── TASK INPUTS
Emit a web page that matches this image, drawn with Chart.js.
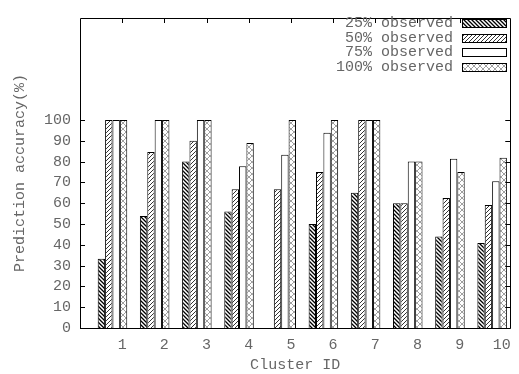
<!DOCTYPE html>
<html>
<head>
<meta charset="utf-8">
<script src="https://cdn.jsdelivr.net/npm/chart.js@4/dist/chart.umd.min.js"></script>
<style>
  html, body { margin: 0; padding: 0; background: #fff; }
  #wrap { width: 519px; height: 374px; }
</style>
</head>
<body>
<div id="wrap"><canvas id="chart" width="519" height="374"></canvas></div>
<script>
const clusters = [1, 2, 3, 4, 5, 6, 7, 8, 9, 10];
const obs25 = [33.3, 53.8, 80, 56, null, 50, 65, 60, 44, 40.9];
const obs50 = [100, 84.6, 90, 66.7, 66.7, 75, 100, 60, 62.5, 59.1];
const obs75 = [100, 100, 100, 77.8, 83.3, 93.8, 100, 80, 81.3, 70.5];
const obs100 = [100, 100, 100, 88.9, 100, 100, 100, 80, 75, 81.8];
const seriesLabels = ['25% observed', '50% observed', '75% observed', '100% observed'];

const FONT = "'Courier New', 'Liberation Mono', monospace";
const TEXT = '#666';

// small tiles used as bar fills
function makePattern(kind) {
    const c = document.createElement('canvas');
    const size = kind === 'cross' ? 6 : 4;
    c.width = size; c.height = size;
    const g = c.getContext('2d');
    g.fillStyle = '#fff';
    g.fillRect(0, 0, size, size);
    g.beginPath();
    if (kind === 'back') {
        g.strokeStyle = '#000';
        g.lineWidth = 1.3;
        g.moveTo(-1, -1); g.lineTo(size + 1, size + 1);
        g.moveTo(-1, size - 1); g.lineTo(1, size + 1);
        g.moveTo(size - 1, -1); g.lineTo(size + 1, 1);
    } else if (kind === 'fwd') {
        g.strokeStyle = '#333';
        g.lineWidth = 1;
        g.moveTo(0, 3); g.lineTo(3, 0);
        g.moveTo(3, 4); g.lineTo(4, 3);
    } else if (kind === 'cross') {
        g.strokeStyle = '#888';
        g.lineWidth = 0.8;
        g.moveTo(0, 0); g.lineTo(size, size);
        g.moveTo(size, 0); g.lineTo(0, size);
    }
    g.stroke();
    return g.createPattern(c, 'repeat');
}

const fills = [makePattern('back'), makePattern('fwd'), '#fff', makePattern('cross')];
const seriesData = [obs25, obs50, obs75, obs100];

const datasets = seriesData.map((vals, i) => ({
    label: seriesLabels[i],
    data: clusters.map((c, j) => ({ x: c, y: vals[j] })),
    backgroundColor: fills[i],
    borderColor: '#000',
    borderWidth: 1,
    borderSkipped: 'bottom',
    categoryPercentage: 0.7,
    barPercentage: 1.0,
    xAxisID: 'x'
}));

// frame with inward ticks, like the original plot
const framePlugin = {
    id: 'frame',
    beforeDatasetsDraw(chart) {
        // bottom ticks sit behind the bars
        const { ctx, chartArea: a } = chart;
        const xs = chart.scales.xt;
        ctx.save();
        ctx.strokeStyle = '#000';
        ctx.lineWidth = 1;
        ctx.beginPath();
        xs.ticks.forEach(t => {
            const x = Math.round(xs.getPixelForValue(t.value)) + 0.5;
            ctx.moveTo(x, a.bottom); ctx.lineTo(x, a.bottom - 5);
        });
        ctx.stroke();
        ctx.restore();
    },
    afterDatasetsDraw(chart) {
        const { ctx, chartArea: a } = chart;
        const ys = chart.scales.y;
        const xs = chart.scales.xt;
        ctx.save();
        ctx.strokeStyle = '#000';
        ctx.lineWidth = 1;
        ctx.beginPath();
        ctx.rect(Math.round(a.left) + 0.5, Math.round(a.top) + 0.5,
            Math.round(a.right - a.left), Math.round(a.bottom - a.top));
        ys.ticks.forEach(t => {
            const y = Math.round(ys.getPixelForValue(t.value)) + 0.5;
            ctx.moveTo(a.left, y); ctx.lineTo(a.left + 5, y);
            ctx.moveTo(a.right, y); ctx.lineTo(a.right - 5, y);
        });
        xs.ticks.forEach(t => {
            const x = Math.round(xs.getPixelForValue(t.value)) + 0.5;
            ctx.moveTo(x, a.top); ctx.lineTo(x, a.top + 5);
        });
        ctx.stroke();
        ctx.restore();
    },
    afterDraw(chart) {
        // key in the upper right corner
        const { ctx } = chart;
        const right = 453, boxX = 462, boxW = 44, boxH = 8;
        ctx.save();
        ctx.font = '15px ' + FONT;
        ctx.textAlign = 'right';
        ctx.textBaseline = 'middle';
        chart.data.datasets.forEach((ds, i) => {
            const y = 23 + i * 14.7;
            ctx.fillStyle = TEXT;
            ctx.fillText(ds.label, right, y);
            ctx.fillStyle = ds.backgroundColor;
            ctx.fillRect(boxX, Math.round(y - boxH / 2), boxW, boxH);
            ctx.strokeStyle = '#000';
            ctx.lineWidth = 1;
            ctx.strokeRect(boxX + 0.5, Math.round(y - boxH / 2) + 0.5, boxW, boxH);
        });
        ctx.restore();
    }
};

new Chart(document.getElementById('chart').getContext('2d'), {
    type: 'bar',
    data: { datasets: datasets },
    options: {
        responsive: false,
        animation: false,
        layout: { padding: { top: 12, right: 0, left: 0, bottom: 0 } },
        plugins: {
            legend: { display: false },
            tooltip: { enabled: false }
        },
        scales: {
            x: {
                type: 'linear',
                display: false,
                min: 0.23,
                max: 10.43,
                offset: false
            },
            xt: {
                type: 'linear',
                position: 'bottom',
                min: 0,
                max: 10.2,
                offset: false,
                afterBuildTicks: (s) => { s.ticks = clusters.map(c => ({ value: c })); },
                afterFit: (s) => { s.height = 46; },
                grid: { display: false, drawTicks: false },
                border: { display: false },
                ticks: {
                    padding: 8,
                    color: TEXT,
                    font: { family: FONT, size: 15 },
                    maxRotation: 0,
                    autoSkip: false
                },
                title: {
                    display: true,
                    text: 'Cluster ID',
                    color: TEXT,
                    font: { family: FONT, size: 15 },
                    padding: { top: 0, bottom: 0 }
                }
            },
            y: {
                min: 0,
                max: 149,
                afterBuildTicks: (s) => { s.ticks = s.ticks.filter(t => t.value <= 100); },
                afterFit: (s) => { s.width = 80; },
                grid: { display: false, drawTicks: false },
                border: { display: false },
                ticks: {
                    stepSize: 10,
                    padding: 9,
                    color: TEXT,
                    font: { family: FONT, size: 15 }
                },
                title: {
                    display: true,
                    text: 'Prediction accuracy(%)',
                    color: TEXT,
                    font: { family: FONT, size: 15 },
                    padding: { top: 11, bottom: 0 }
                }
            }
        }
    },
    plugins: [framePlugin]
});
</script>
</body>
</html>
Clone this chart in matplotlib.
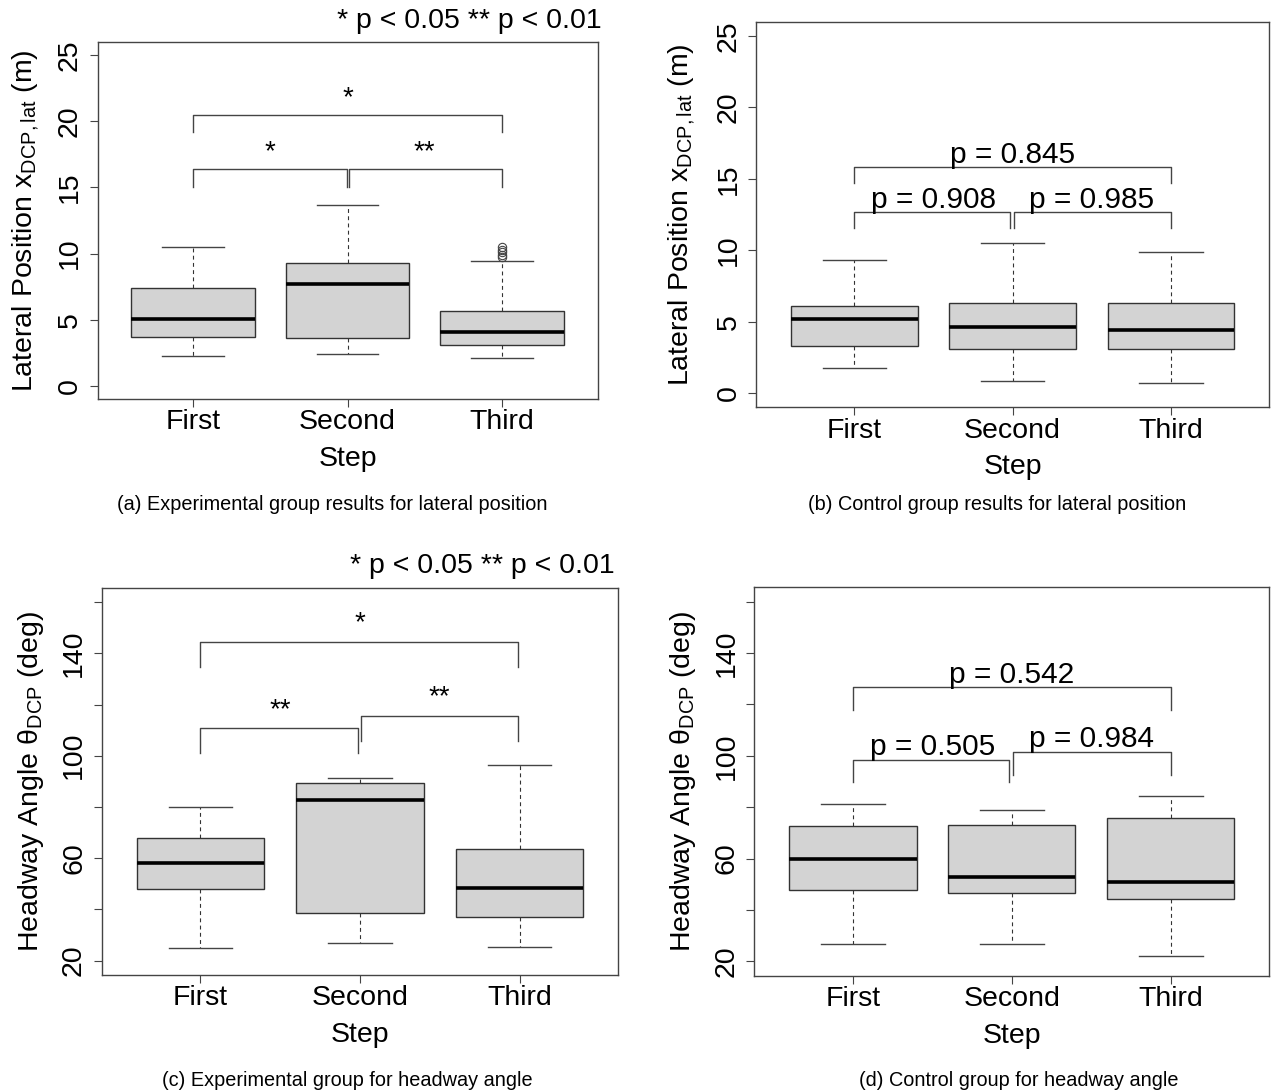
import matplotlib.pyplot as plt

plt.rcParams['font.family'] = ['Liberation Sans', 'DejaVu Sans']
plt.rcParams['mathtext.fontset'] = 'custom'
plt.rcParams['mathtext.rm'] = 'Liberation Sans'
plt.rcParams['mathtext.it'] = 'Liberation Sans:italic'

steps = ['First', 'Second', 'Third']

# (a) experimental group, lateral position (m)
exp_lat_lo = [2.27, 2.37, 2.07]
exp_lat_q1 = [3.72, 3.60, 3.10]
exp_lat_med = [5.04, 7.73, 4.03]
exp_lat_q3 = [7.40, 9.27, 5.69]
exp_lat_hi = [10.52, 13.67, 9.42]
exp_lat_out = [[], [], [10.5, 10.3, 10.1, 9.9, 9.75]]

# (b) control group, lateral position (m)
ctl_lat_lo = [1.72, 0.82, 0.68]
ctl_lat_q1 = [3.31, 3.05, 3.05]
ctl_lat_med = [5.17, 4.64, 4.38]
ctl_lat_q3 = [6.08, 6.31, 6.29]
ctl_lat_hi = [9.32, 10.53, 9.88]
ctl_lat_out = [[], [], []]

# (c) experimental group, headway angle (deg)
exp_ang_lo = [24.8, 26.9, 25.4]
exp_ang_q1 = [47.8, 38.7, 37.0]
exp_ang_med = [58.0, 82.8, 48.4]
exp_ang_q3 = [67.7, 89.3, 63.7]
exp_ang_hi = [79.8, 91.5, 96.3]
exp_ang_out = [[], [], []]

# (d) control group, headway angle (deg)
ctl_ang_lo = [26.9, 26.6, 22.1]
ctl_ang_q1 = [47.7, 46.4, 44.4]
ctl_ang_med = [59.9, 52.9, 50.8]
ctl_ang_q3 = [72.7, 72.9, 75.7]
ctl_ang_hi = [81.4, 79.0, 84.4]
ctl_ang_out = [[], [], []]

# significance brackets: x1, x2, y, leg bottom, label, label x, label baseline
exp_lat_sig = [(1, 3, 20.5, 19.2, '*', 2, 21.25),
               (1, 1.995, 16.4, 15.05, '*', 1.5, 17.1),
               (2.01, 3, 16.4, 15.05, '**', 2.5, 17.1)]
ctl_lat_sig = [(1, 3, 15.8, 14.72, 'p = 0.845', 2, 16.1),
               (1, 1.984, 12.67, 11.58, 'p = 0.908', 1.5, 12.95),
               (2.01, 3, 12.67, 11.58, 'p = 0.985', 2.5, 12.95)]
exp_ang_sig = [(1, 2.99, 144.5, 134.8, '*', 2, 149.0),
               (1, 1.987, 110.7, 101.1, '**', 1.5, 115.2),
               (2.007, 2.99, 115.7, 105.9, '**', 2.5, 120.0)]
ctl_ang_sig = [(1, 3, 126.6, 117.9, 'p = 0.542', 2, 128.3),
               (1, 1.984, 98.3, 89.8, 'p = 0.505', 1.5, 100.4),
               (2.01, 3, 101.3, 92.6, 'p = 0.984', 2.5, 103.4)]

lat_label = r'Lateral Position $\mathrm{x}_{\mathrm{DCP,lat}}$ (m)'
ang_label = r'Headway Angle θ$_{\mathrm{DCP}}$ (deg)'
sig_note = '* p < 0.05 ** p < 0.01'

W, H = 1271, 1092
fig = plt.figure(figsize=(W / 100, H / 100), dpi=100)


def px_axes(left, top, right, bottom):
    return fig.add_axes([left / W, 1 - bottom / H, (right - left) / W, (bottom - top) / H])


def draw_panel(ax, lo, q1, med, q3, hi, out, sig, ylim, yticks, ylabels, ylab, ylab_x, sig_size):
    stats = []
    for i in range(3):
        stats.append(dict(whislo=lo[i], q1=q1[i], med=med[i], q3=q3[i], whishi=hi[i], fliers=out[i]))
    ax.bxp(stats, positions=[1, 2, 3], widths=0.8, patch_artist=True, manage_ticks=False,
           capwidths=0.4,
           boxprops=dict(facecolor='#d3d3d3', edgecolor='#333333', linewidth=1.0),
           medianprops=dict(color='black', linewidth=2.6, solid_capstyle='butt'),
           whiskerprops=dict(color='#333333', linestyle=(0, (3.5, 3)), linewidth=0.8),
           capprops=dict(color='#444444', linewidth=1.0),
           flierprops=dict(marker='o', markerfacecolor='none', markeredgecolor='#444444',
                           markersize=6, markeredgewidth=0.8))
    for x1, x2, y, leg, lab, lx, ly in sig:
        ax.plot([x1, x1, x2, x2], [leg, y, y, leg], color='#444444', lw=1.0)
        ax.text(lx, ly, lab, ha='center', va='baseline', fontsize=sig_size)
    ax.set_xlim(0.38, 3.62)
    ax.set_ylim(*ylim)
    ax.set_xticks([1, 2, 3], steps)
    ax.set_yticks(yticks, ylabels, rotation=90, va='center')
    ax.tick_params(length=6, width=0.8, color='#444444', labelsize=20.5, pad=1.5)
    ax.tick_params(axis='y', pad=4.5)
    for s in ax.spines.values():
        s.set_color('#444444')
        s.set_linewidth(1.0)
    ax.set_xlabel('Step', fontsize=20.5, labelpad=7.5)
    ax.set_ylabel(ylab, fontsize=20.5, va='baseline')
    ax.yaxis.set_label_coords(ylab_x, 0.5)


lat_ticks = [0, 5, 10, 15, 20, 25]
lat_labels = ['0', '5', '10', '15', '20', '25']
ang_ticks = [20, 40, 60, 80, 100, 120, 140, 160]
ang_labels = ['20', '', '60', '', '100', '', '140', '']

ax_a = px_axes(97.5, 42, 597.5, 399)
draw_panel(ax_a, exp_lat_lo, exp_lat_q1, exp_lat_med, exp_lat_q3, exp_lat_hi, exp_lat_out,
           exp_lat_sig, (-1, 26), lat_ticks, lat_labels, lat_label, -0.131, 20)

ax_b = px_axes(756, 21.7, 1269, 407.3)
draw_panel(ax_b, ctl_lat_lo, ctl_lat_q1, ctl_lat_med, ctl_lat_q3, ctl_lat_hi, ctl_lat_out,
           ctl_lat_sig, (-1, 26), lat_ticks, lat_labels, lat_label, -0.132, 21.5)

ax_c = px_axes(101.6, 587.7, 618.4, 975)
draw_panel(ax_c, exp_ang_lo, exp_ang_q1, exp_ang_med, exp_ang_q3, exp_ang_hi, exp_ang_out,
           exp_ang_sig, (14.4, 165.6), ang_ticks, ang_labels, ang_label, -0.123, 20)

ax_d = px_axes(754.4, 587.3, 1269.4, 975.7)
draw_panel(ax_d, ctl_ang_lo, ctl_ang_q1, ctl_ang_med, ctl_ang_q3, ctl_ang_hi, ctl_ang_out,
           ctl_ang_sig, (14.4, 165.6), ang_ticks, ang_labels, ang_label, -0.125, 21.5)

# significance note above the experimental panels
fig.text(602 / W, 1 - 28 / H, sig_note, ha='right', va='baseline', fontsize=20.5)
fig.text(614.7 / W, 1 - 573.3 / H, sig_note, ha='right', va='baseline', fontsize=20.5)

# sub-figure captions
fig.text(332 / W, 1 - 504 / H, '(a) Experimental group results for lateral position',
         ha='center', va='center', fontsize=14.3)
fig.text(997 / W, 1 - 504 / H, '(b) Control group results for lateral position',
         ha='center', va='center', fontsize=14.3)
fig.text(347 / W, 1 - 1080 / H, '(c) Experimental group for headway angle',
         ha='center', va='center', fontsize=14.3)
fig.text(1019 / W, 1 - 1080 / H, '(d) Control group for headway angle',
         ha='center', va='center', fontsize=14.3)

plt.savefig('out.png', dpi=100)
plt.close()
────
Check each line of the records for the word "this" and extract those that contain it.

- [EXERCISE SOLUTION]:
Emit a web page that matches this image, drawn with Chart.js.
Clone this chart in matplotlib.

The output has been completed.